Sotogrande, near San Roque, Cadiz, is probably the largest private residential resort development in all of the 8 Andalusian regions, sitting practically on the borderline between the Cadiz and Malaga Provinces. It measures approximately 20 square kilometres and, on a 360º turn-around, takes in the Mediterranean Sea and the Moroccan coast to the south, the Rock of Gibraltar to the west, the Almenara Mountains to the north, with the Costa del Sol and Marbella just 30 minutes away to the east.
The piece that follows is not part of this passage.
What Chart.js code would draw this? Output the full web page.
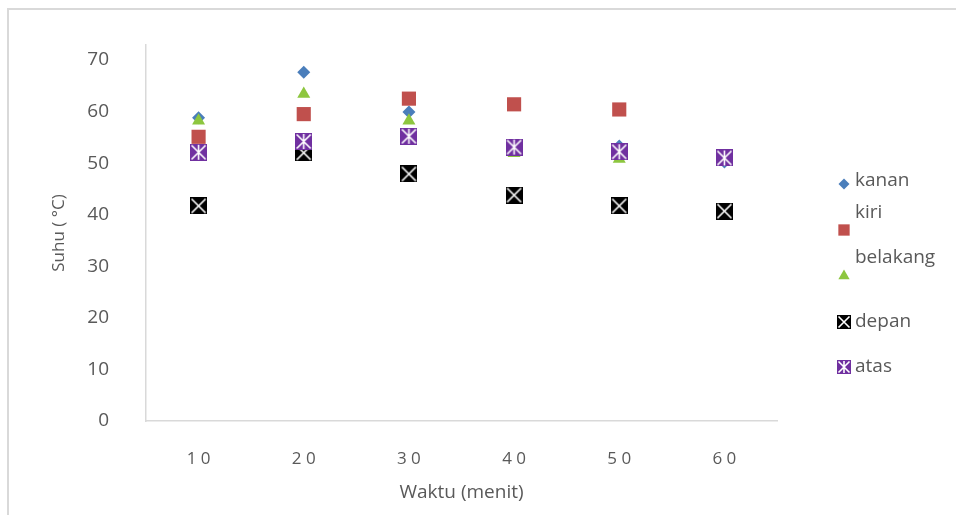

The surrounding scenery includes Atlantic-Mediterranean beaches, gentle mountain slopes, cork tree forests, natural marshlands, sprawling golf fairways and green polo playing fields. On the sides of the Guadiaro River Estuary is the Andalusian National Park, a wildlife and nature reserve popular with those keen on trekking and birdwatching, particularly the migratory birds going to and coming from Africa.
How to get there
For the international traveller, there is a choice of no less than 3 airports: Malaga (1.5 hour drive), Jerez de la Frontera (1.5 hour drive) and Gibraltar (45 minute drive), and for the national traveller good road and rail communications from most points of the Spanish peninsula.
Simply put, Sotogrande is one of the most luxurious residential resorts in Spain and holds some of the most exclusive and expensive homes in Europe. Originally, plots were sold to private individuals upon which to build their Southern Spanish homes which, in turn, helped prevent the area from being overbuilt and the skyline from being interrupted by large scale developments. As all of these properties were literally “made to measure” their uniqueness was protected and owners made a conscious effort to build in harmony with the surrounding countryside.
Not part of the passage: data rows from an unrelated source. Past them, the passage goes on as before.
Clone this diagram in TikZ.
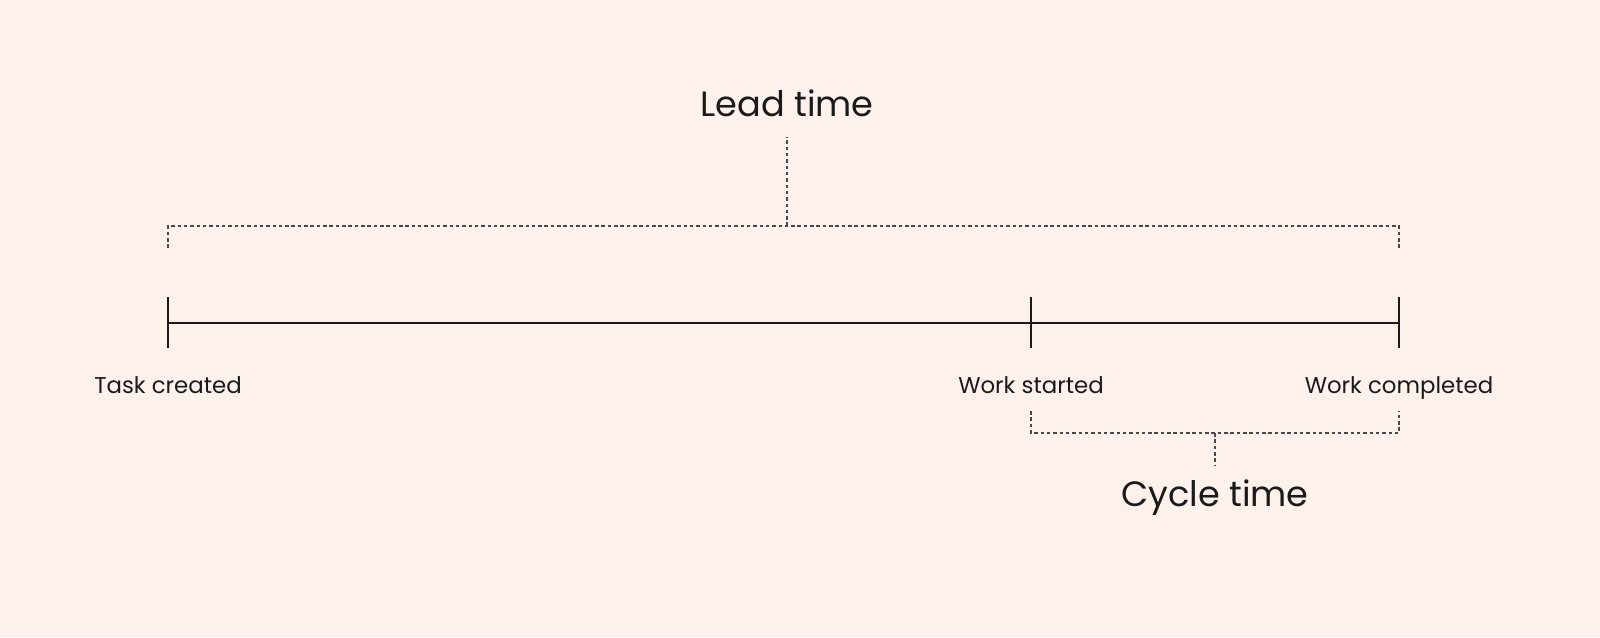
\documentclass[tikz,border=0pt]{standalone}
\usepackage{fontspec}
\setmainfont{Poppins}
\definecolor{bg}{HTML}{FDF1EC}
\definecolor{ink}{HTML}{1A1A1A}
\begin{document}
\begin{tikzpicture}[x=0.02cm,y=-0.02cm,
  solidline/.style={draw=ink,line width=1.1pt},
  dashline/.style={draw=ink!80,line width=0.6pt,dash pattern=on 2pt off 1.6pt},
  small/.style={font=\fontsize{13}{15}\selectfont,text=ink,anchor=base},
  big/.style={font=\fontsize{20}{24}\selectfont,text=ink,anchor=base}]
\fill[bg] (0,0) rectangle (1600,637);
\useasboundingbox (0,0) rectangle (1600,637);
\coordinate (a) at (168,323); \coordinate (b) at (1031,323); \coordinate (c) at (1399,323);
\draw[solidline] (a) -- (c);
\foreach \p in {a,b,c} \draw[solidline] ([yshift=-0.5cm]\p) -- ([yshift=0.52cm]\p);
\node[small] (ta) at (168,393) {Task created};
\node[small] (tb) at (1031,393) {Work started};
\node[small] (tc) at (1399,393) {Work completed};
\node[big] (lead) at (787,116) {Lead time};
\node[big] (cyc) at (1215,506) {Cycle time};
\coordinate (l1) at (168,248); \coordinate (l2) at (168,226); \coordinate (l3) at (1399,226); \coordinate (l4) at (1399,248);
\coordinate (lm) at (787,226); \coordinate (lt) at (787,137);
\draw[dashline] (l1) -- (l2) -- (l3) -- (l4);
\draw[dashline] (lm) -- (lt);
\coordinate (c1) at (1031,411); \coordinate (c2) at (1031,433); \coordinate (c3) at (1399,433); \coordinate (c4) at (1399,411);
\coordinate (cm) at (1215,433); \coordinate (cb) at (1215,465);
\draw[dashline] (c1) -- (c2) -- (c3) -- (c4);
\draw[dashline] (cm) -- (cb);
\end{tikzpicture}
\end{document}
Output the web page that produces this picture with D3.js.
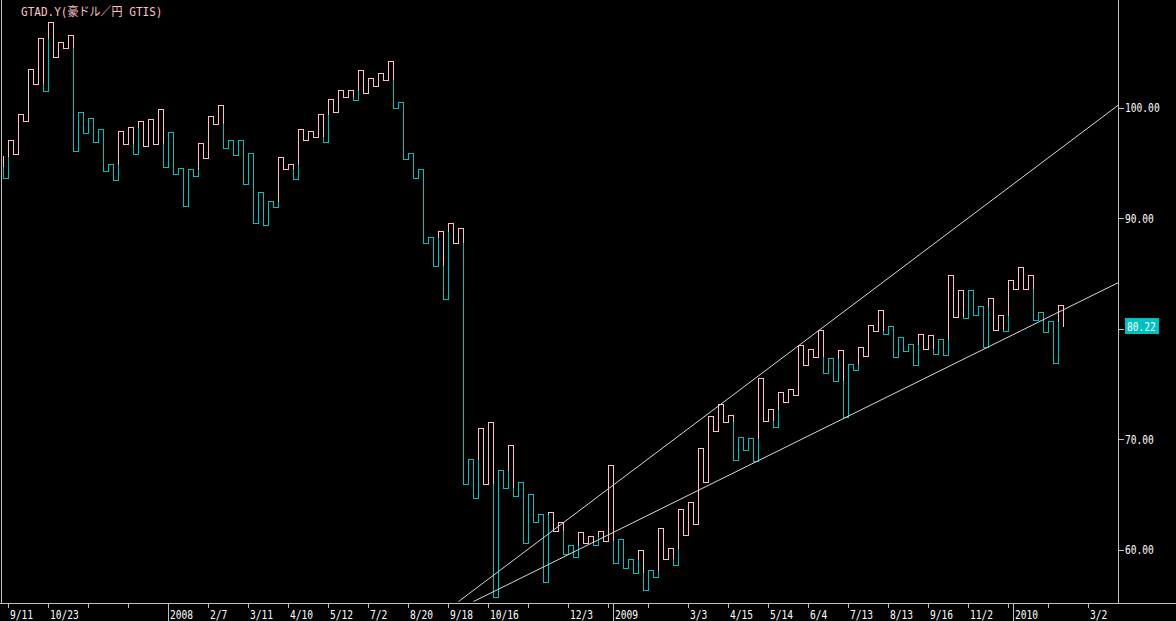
<!DOCTYPE html>
<html>
<head>
<meta charset="utf-8">
<script src="https://cdn.jsdelivr.net/npm/d3@7"></script>
<style>
  body { margin: 0; background: #000; }
  svg { display: block; }
  text { font-family: "DejaVu Sans Mono", "Noto Sans CJK JP", monospace; }
</style>
</head>
<body>
<svg width="1176" height="621"></svg>
<script>
// kagi reversal levels, one per turn (the line goes levels[k] -> levels[k+1] at column k)
var levels = [
  95.59, 93.66, 97.04, 95.83, 99.37, 98.76, 103.47, 102.17, 106.25, 101.50,
  107.70, 104.53, 105.94, 105.34, 106.55, 96.04, 99.55, 97.65, 99.09, 96.92,
  98.01, 94.29, 94.93, 93.48, 97.83, 96.74, 98.28, 95.83, 98.82, 96.52,
  99.00, 96.74, 99.82, 94.66, 97.74, 94.02, 94.53, 91.13, 94.39, 93.84,
  96.83, 95.47, 99.21, 98.55, 100.21, 96.38, 97.10, 95.74, 97.10, 93.12,
  95.92, 89.59, 92.39, 89.40, 91.54, 90.97, 95.56, 94.39, 94.93, 93.57,
  98.01, 97.10, 97.88, 97.37, 99.37, 96.92, 100.78, 99.60, 101.54, 100.91,
  101.54, 100.69, 103.35, 101.27, 102.63, 101.99, 103.08, 102.45, 104.17, 100.00,
  100.51, 95.38, 95.92, 93.66, 94.39, 87.77, 88.32, 85.69, 88.86, 82.70,
  89.59, 87.77, 89.07, 65.95, 68.21, 64.68, 71.02, 65.95, 71.56, 55.72,
  67.22, 65.59, 69.48, 64.86, 66.09, 60.61, 65.04, 62.51, 63.23, 57.07,
  63.41, 61.69, 62.51, 59.61, 60.43, 59.34, 61.57, 60.61, 61.20, 60.43,
  61.69, 60.79, 67.67, 58.80, 60.97, 58.34, 59.16, 57.89, 59.97, 56.35,
  58.16, 57.53, 61.96, 59.16, 60.15, 58.61, 63.69, 61.33, 64.32, 62.33,
  69.21, 66.13, 72.11, 70.75, 73.19, 71.56, 72.20, 68.12, 70.21, 69.03,
  70.12, 68.03, 75.55, 71.65, 72.72, 71.05, 74.24, 73.34, 74.55, 73.95,
  78.47, 76.73, 78.11, 77.41, 79.86, 76.00, 77.36, 75.24, 78.05, 72.02,
  76.82, 76.27, 78.32, 77.54, 80.35, 79.81, 81.71, 79.53, 80.26, 77.45,
  79.26, 77.99, 78.63, 76.73, 79.53, 78.18, 79.44, 77.69, 79.08, 77.63,
  84.88, 81.04, 83.52, 80.98, 83.52, 81.25, 82.03, 78.32, 82.76, 79.83,
  81.19, 79.74, 84.42, 83.61, 85.60, 83.61, 84.88, 80.80, 81.49, 79.72,
  80.67, 76.91, 82.16, 80.22
]
// waist level before the first visible line
var startWaist = 94.60

var dateLabels = ['9/11', '10/23', '', '', '', '2/7', '3/11', '4/10', '5/12', '7/2', '8/20', '9/18', '10/16', '',
                  '12/3', '', '', '3/3', '4/15', '5/14', '6/4', '7/13', '8/13', '9/16', '11/2', '', '', '3/2']
var yearLabels = ['2008', '2009', '2010']
var yearColumns = [33, 122, 202]
var priceTicks = [60, 70, 80, 90, 100]

// trend lines as [column, price] pairs
var upperTrend = [[91.0, 55.29], [222.94, 100.21]]
var lowerTrend = [[94.0, 55.29], [222.94, 84.15]]

var pink = '#ffc0c8'
var cyan = '#00c0c0'
var grey = '#c0c0c0'

var svg = d3.select('svg')
var W = 1176, H = 621
var plotRight = 1118.5, plotBottom = 603.5

svg.append('rect').attr('width', W).attr('height', H).attr('fill', '#000')

var x = d3.scaleLinear().domain([0, 1]).range([3.5, 8.5])
var y = d3.scaleLinear().domain([60, 100]).range([549.5, 107.5])

svg.append('clipPath').attr('id', 'plot')
  .append('rect').attr('x', 2).attr('y', 0).attr('width', plotRight - 2).attr('height', plotBottom)

var chart = svg.append('g').attr('clip-path', 'url(#plot)')

// build kagi segments, colour flips when the previous shoulder / waist is broken
var segs = []
var yang = true
for (var k = 0; k < levels.length - 1; k++) {
  var a = levels[k], b = levels[k + 1]
  var ref = k == 0 ? startWaist : levels[k - 1]
  if (b > a && !yang && b > ref) {
    segs.push({x1: k, x2: k, y1: a, y2: ref, c: cyan})
    segs.push({x1: k, x2: k, y1: ref, y2: b, c: pink})
    yang = true
  } else if (b < a && yang && b < ref) {
    segs.push({x1: k, x2: k, y1: a, y2: ref, c: pink})
    segs.push({x1: k, x2: k, y1: ref, y2: b, c: cyan})
    yang = false
  } else {
    segs.push({x1: k, x2: k, y1: a, y2: b, c: yang ? pink : cyan})
  }
  if (k < levels.length - 2) {
    segs.push({x1: k, x2: k + 1, y1: b, y2: b, c: yang ? pink : cyan})
  }
}

chart.selectAll('line.kagi')
  .data(segs)
  .join('line')
  .attr('class', 'kagi')
  .attr('x1', d => x(d.x1))
  .attr('x2', d => x(d.x2))
  .attr('y1', d => Math.round(y(d.y1)) + 0.5)
  .attr('y2', d => Math.round(y(d.y2)) + 0.5)
  .attr('stroke', d => d.c)
  .attr('stroke-width', 1)
  .attr('stroke-linecap', 'square')
  .attr('shape-rendering', 'crispEdges')

var trendLine = d3.line().x(d => x(d[0])).y(d => y(d[1]))
chart.selectAll('path.trend')
  .data([upperTrend, lowerTrend])
  .join('path')
  .attr('class', 'trend')
  .attr('d', trendLine)
  .attr('fill', 'none')
  .attr('stroke', '#d8d8d8')
  .attr('stroke-width', 1)

// frame
svg.append('line').attr('x1', 1.5).attr('x2', 1.5).attr('y1', 0).attr('y2', plotBottom)
  .attr('stroke', grey).attr('shape-rendering', 'crispEdges')
svg.append('line').attr('x1', plotRight).attr('x2', plotRight).attr('y1', 0).attr('y2', plotBottom)
  .attr('stroke', grey).attr('shape-rendering', 'crispEdges')
svg.append('line').attr('x1', 0).attr('x2', W).attr('y1', plotBottom).attr('y2', plotBottom)
  .attr('stroke', grey).attr('shape-rendering', 'crispEdges')

// narrow bitmap-like labels
function label(g, px, py, txt, col) {
  return g.append('text')
    .attr('transform', 'translate(' + px + ',' + py + ') scale(0.8,1)')
    .attr('fill', col || '#fff')
    .attr('font-size', 12)
    .text(txt)
}

// bottom axis: a tick every 8 columns
var dateCols = dateLabels.map((d, i) => 1 + i * 8)
var xAxis = svg.append('g')
xAxis.selectAll('line')
  .data(dateCols)
  .join('line')
  .attr('x1', d => x(d)).attr('x2', d => x(d))
  .attr('y1', plotBottom).attr('y2', plotBottom + 4)
  .attr('stroke', grey).attr('shape-rendering', 'crispEdges')
dateLabels.forEach((d, i) => label(xAxis, x(dateCols[i]) + 1.5, 619, d))

var years = svg.append('g')
years.selectAll('line')
  .data(yearColumns)
  .join('line')
  .attr('x1', d => x(d)).attr('x2', d => x(d))
  .attr('y1', plotBottom).attr('y2', H)
  .attr('stroke', grey).attr('shape-rendering', 'crispEdges')
yearLabels.forEach((d, i) => label(years, x(yearColumns[i]) + 1.5, 619, d))

// right price axis
var last = levels[levels.length - 1]
var yAxis = svg.append('g')
yAxis.selectAll('line')
  .data(priceTicks)
  .join('line')
  .attr('x1', plotRight).attr('x2', plotRight + 5)
  .attr('y1', d => Math.round(y(d)) + 0.5).attr('y2', d => Math.round(y(d)) + 0.5)
  .attr('stroke', grey).attr('shape-rendering', 'crispEdges')
priceTicks.filter(d => Math.abs(y(d) - y(last)) > 12)
  .forEach(d => label(yAxis, 1125, y(d) + 4.5, d.toFixed(2)))

// current price box
svg.append('rect')
  .attr('x', 1125).attr('y', Math.round(y(last)) - 8)
  .attr('width', 34).attr('height', 16)
  .attr('fill', cyan)
label(svg, 1127, y(last) + 4.5, last.toFixed(2))

svg.append('text')
  .attr('transform', 'translate(21,16) scale(0.92,1)')
  .attr('fill', pink)
  .attr('font-size', 12)
  .text('GTAD.Y(豪ドル／円 GTIS)')
</script>
</body>
</html>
Being a residential area and home to both Spanish and ex-pat residents, it goes without saying that Sotogrande also caters for the educational needs of the up-coming generations, thanks to the excellent Sotogrande International School (SIS). The SIS curriculum is based on the International Baccalaureate and offers both primary and secondary education, from early years right up to university entrance (3-18 years).
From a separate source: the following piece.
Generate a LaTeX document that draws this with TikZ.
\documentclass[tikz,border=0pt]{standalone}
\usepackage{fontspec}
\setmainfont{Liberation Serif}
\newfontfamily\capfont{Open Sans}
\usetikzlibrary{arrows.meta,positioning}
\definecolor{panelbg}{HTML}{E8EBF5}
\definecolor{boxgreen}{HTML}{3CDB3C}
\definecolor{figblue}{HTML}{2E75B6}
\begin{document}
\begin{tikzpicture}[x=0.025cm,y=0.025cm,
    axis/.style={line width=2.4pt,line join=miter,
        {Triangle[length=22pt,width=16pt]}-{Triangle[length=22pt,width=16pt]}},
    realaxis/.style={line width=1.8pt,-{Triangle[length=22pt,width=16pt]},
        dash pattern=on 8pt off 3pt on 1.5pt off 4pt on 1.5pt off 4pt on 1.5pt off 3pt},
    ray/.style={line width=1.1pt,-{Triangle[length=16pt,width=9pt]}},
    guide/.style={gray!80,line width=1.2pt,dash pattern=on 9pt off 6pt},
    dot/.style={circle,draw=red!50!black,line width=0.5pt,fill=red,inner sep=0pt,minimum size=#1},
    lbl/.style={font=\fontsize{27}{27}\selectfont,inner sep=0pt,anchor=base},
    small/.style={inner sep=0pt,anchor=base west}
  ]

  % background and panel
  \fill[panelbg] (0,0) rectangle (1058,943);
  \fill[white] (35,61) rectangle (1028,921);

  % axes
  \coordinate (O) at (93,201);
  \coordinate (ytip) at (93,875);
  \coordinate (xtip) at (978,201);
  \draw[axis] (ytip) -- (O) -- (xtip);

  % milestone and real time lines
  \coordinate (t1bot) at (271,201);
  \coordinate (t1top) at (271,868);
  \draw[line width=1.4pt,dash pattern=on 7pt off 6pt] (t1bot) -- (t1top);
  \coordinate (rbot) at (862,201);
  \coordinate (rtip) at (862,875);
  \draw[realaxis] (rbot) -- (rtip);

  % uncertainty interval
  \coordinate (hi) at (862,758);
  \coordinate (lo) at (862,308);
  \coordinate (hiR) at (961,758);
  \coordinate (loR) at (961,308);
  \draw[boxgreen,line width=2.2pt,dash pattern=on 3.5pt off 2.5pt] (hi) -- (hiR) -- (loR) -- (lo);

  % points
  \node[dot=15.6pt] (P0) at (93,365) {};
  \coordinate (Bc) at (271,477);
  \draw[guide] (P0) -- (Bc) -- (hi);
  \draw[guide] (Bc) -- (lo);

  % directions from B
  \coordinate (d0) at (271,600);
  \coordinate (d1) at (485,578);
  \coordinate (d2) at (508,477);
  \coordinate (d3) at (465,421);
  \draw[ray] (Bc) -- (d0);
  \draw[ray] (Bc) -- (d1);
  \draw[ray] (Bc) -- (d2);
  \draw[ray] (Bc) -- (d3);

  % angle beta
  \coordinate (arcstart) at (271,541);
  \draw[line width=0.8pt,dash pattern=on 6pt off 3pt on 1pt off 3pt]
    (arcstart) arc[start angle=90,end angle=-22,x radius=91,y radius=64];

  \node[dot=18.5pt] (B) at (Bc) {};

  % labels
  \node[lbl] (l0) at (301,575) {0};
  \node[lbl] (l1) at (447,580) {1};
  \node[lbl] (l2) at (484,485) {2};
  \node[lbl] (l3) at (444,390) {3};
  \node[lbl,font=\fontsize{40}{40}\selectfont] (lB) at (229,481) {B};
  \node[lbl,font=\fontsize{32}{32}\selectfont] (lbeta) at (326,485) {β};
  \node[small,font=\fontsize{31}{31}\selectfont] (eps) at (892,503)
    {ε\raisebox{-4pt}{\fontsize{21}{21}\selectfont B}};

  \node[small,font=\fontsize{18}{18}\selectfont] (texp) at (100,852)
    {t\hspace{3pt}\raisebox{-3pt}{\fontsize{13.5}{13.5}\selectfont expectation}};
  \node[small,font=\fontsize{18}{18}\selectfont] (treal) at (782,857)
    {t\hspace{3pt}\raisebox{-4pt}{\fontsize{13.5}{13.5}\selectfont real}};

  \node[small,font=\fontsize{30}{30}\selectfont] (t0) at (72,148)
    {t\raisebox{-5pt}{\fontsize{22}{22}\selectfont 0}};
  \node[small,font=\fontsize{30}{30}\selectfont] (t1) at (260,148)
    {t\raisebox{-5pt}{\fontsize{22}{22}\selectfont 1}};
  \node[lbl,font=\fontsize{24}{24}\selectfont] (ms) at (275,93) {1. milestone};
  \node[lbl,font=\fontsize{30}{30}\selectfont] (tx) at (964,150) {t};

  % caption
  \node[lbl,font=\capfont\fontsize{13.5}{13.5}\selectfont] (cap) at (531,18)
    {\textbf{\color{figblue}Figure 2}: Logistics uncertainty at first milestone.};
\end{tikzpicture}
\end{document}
In the 1970’s it was decided to build beach apartments to cater for the demand from visitors who simply fell in love with the area but had nowhere to stay locally. With Sotogrande being an established residential and vacational spot on the shores of the Mediterranean Sea, it naturally followed that it should have a marina to provide a selection of social and leisure activities for residents and tourists alike.
So, in the 90’s the sports and leisure marina was built, and also included residences based on the idea and style of those in Port Grimaud, near Saint-Tropez in France.